▸ Source material:

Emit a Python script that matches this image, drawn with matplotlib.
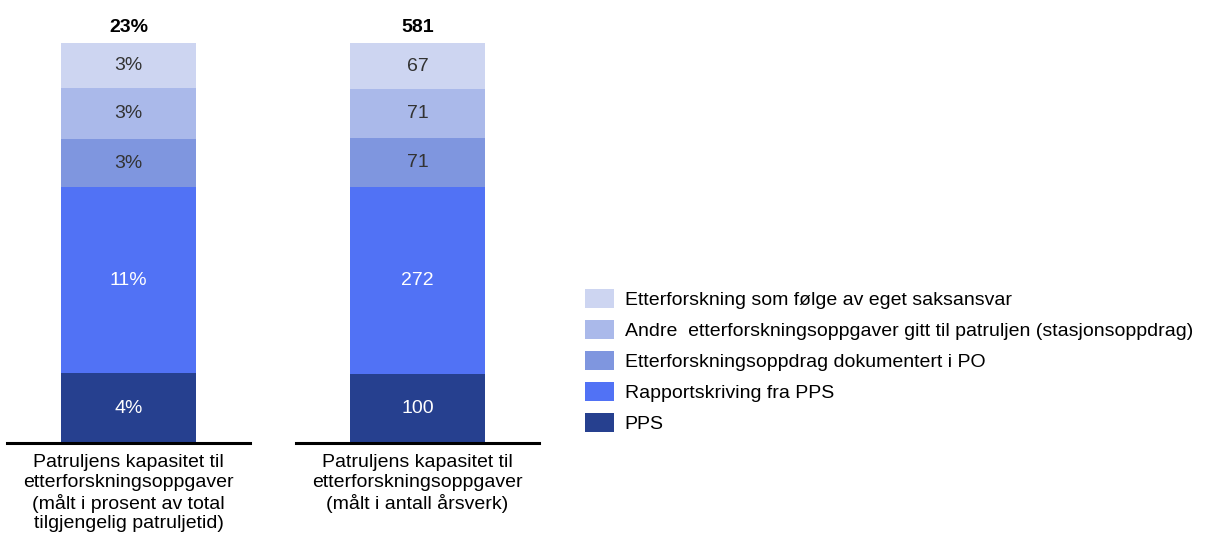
import numpy as np
import matplotlib.pyplot as plt
from matplotlib.patches import Patch

plt.rcParams['font.family'] = ['Liberation Sans', 'DejaVu Sans']

# segments from bottom to top
series = ['PPS', 'Rapportskriving fra PPS', 'Etterforskningsoppdrag dokumentert i PO',
          'Andre  etterforskningsoppgaver gitt til patruljen (stasjonsoppdrag)',
          'Etterforskning som følge av eget saksansvar']
colors = ['#26408f', '#5172f5', '#7f96df', '#aab9ea', '#cdd5f1']
text_colors = ['white', 'white', '#333333', '#333333', '#333333']

pct_values = [4.0, 10.7, 2.8, 2.9, 2.6]
pct_labels = ['4%', '11%', '3%', '3%', '3%']
pct_total = '23%'

fte_values = [100, 272, 71, 71, 67]
fte_labels = ['100', '272', '71', '71', '67']
fte_total = '581'

categories = ['Patruljens kapasitet til\netterforskningsoppgaver\n(målt i prosent av total\ntilgjengelig patruljetid)',
              'Patruljens kapasitet til\netterforskningsoppgaver\n(målt i antall årsverk)']

W, H = 1231, 540
FS = 14
fig = plt.figure(figsize=(W / 100, H / 100), dpi=100)

def stacked(left_px, vals, labs, total_lab, cat):
    ax = fig.add_axes([left_px / W, (H - 443) / H, 243 / W, 400 / H])
    bottom = 0
    for v, lab, c, tc in zip(vals, labs, colors, text_colors):
        ax.bar(0, v, bottom=bottom, width=1.11, color=c, linewidth=0)
        ax.text(0, bottom + v / 2, lab, ha='center', va='center', fontsize=FS, color=tc)
        bottom += v
    ax.set_xlim(-1, 1)
    ax.set_ylim(0, bottom)
    ax.annotate(total_lab, (0, bottom), xytext=(0, 7), textcoords='offset pixels',
                ha='center', va='bottom', fontsize=FS, fontweight='bold')
    for s in ['top', 'left', 'right']:
        ax.spines[s].set_visible(False)
    ax.spines['bottom'].set_linewidth(2.2)
    ax.set_yticks([])
    ax.set_xticks([0])
    ax.set_xticklabels([cat], fontsize=FS, linespacing=1.2)
    ax.tick_params(axis='x', length=0, pad=8)

stacked(7, pct_values, pct_labels, pct_total, categories[0])
stacked(296, fte_values, fte_labels, fte_total, categories[1])

handles = [Patch(facecolor=c, edgecolor='none') for c in colors][::-1]
fig.legend(handles, series[::-1], loc='center left', bbox_to_anchor=(585 / W, 1 - 361 / H),
           frameon=False, fontsize=FS, handlelength=1.5, handleheight=1.13,
           labelspacing=0.56, handletextpad=0.55, borderaxespad=0, borderpad=0)

fig.savefig('out.png', dpi=100)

▸ Problem details:
Return the material line for line, from its beginning to the line that contains "plt.rcParams['font.family'] = ['Liberation", with the pictures left out.

▸ The output:
Emit a Python script that matches this image, drawn with matplotlib.
import numpy as np
import matplotlib.pyplot as plt
from matplotlib.patches import Patch

plt.rcParams['font.family'] = ['Liberation Sans', 'DejaVu Sans']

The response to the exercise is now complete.